BED, n. [The sense is a lay or spread, from laying or setting.]
George, the eldest son of his second bed.
The bed of the carriage of a gun is a thick plank which lies under the piece, being, as it were, the body of the carriage.
The bed of a mortar is a solid piece of oak, hollow in the middle, to receive the britch and half the trunnions.
In masonry, bed is a range of stones, and the joint of the bed is the mortar between two stones placed over each other.
Bed of justice, in France, was a throne on which the king was seated when he went to parliament. Hence the phrase, to hold a bed of justice.
To make a bed, is to put it in order after it has been used.
To bring to bed, to deliver of a child, is rarely used. But in the passive form, to be brought to bed, that is, to be delivered of a child, is common. It is often followed by of; as, to be brought to bed of a son.
To put to bed, in midwifery, is to deliver of a child.
Dining bed, or discubitory bed, among the ancients, a bed on which persons lay at meals. It was four or five feet high, and would hold three or four persons.

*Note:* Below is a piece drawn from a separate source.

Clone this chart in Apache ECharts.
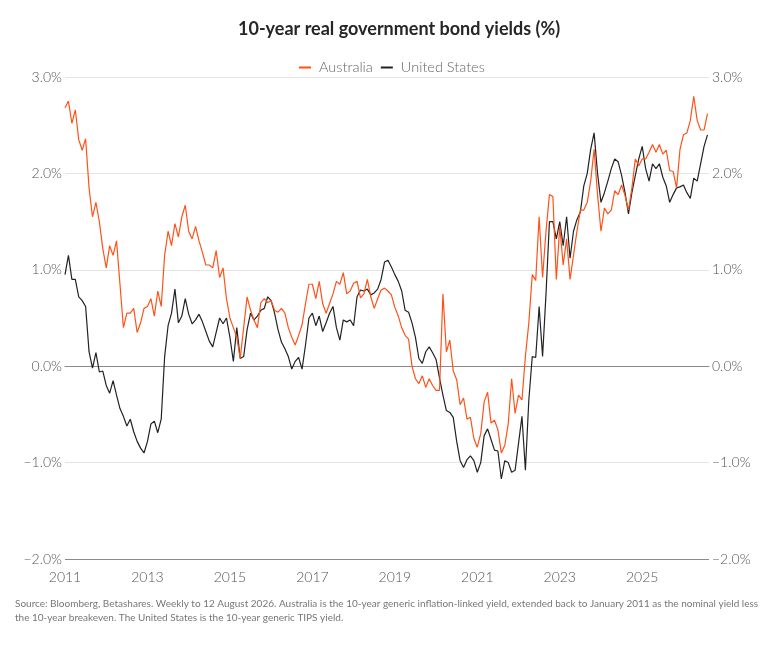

Three of these beds were ranged by a square table, one side of the table being left open, and accessible to the waiters. Hence the Latin name for the table and the room, triclinium, or three beds.
From bed and board. In law, a separation of man and wife,without dissolving the bands of matrimony, is called a separation from bed and board, a mensa et thoro. In this case the wife has a suitable maintenance allotted to her out of the husband's estate, called alimony.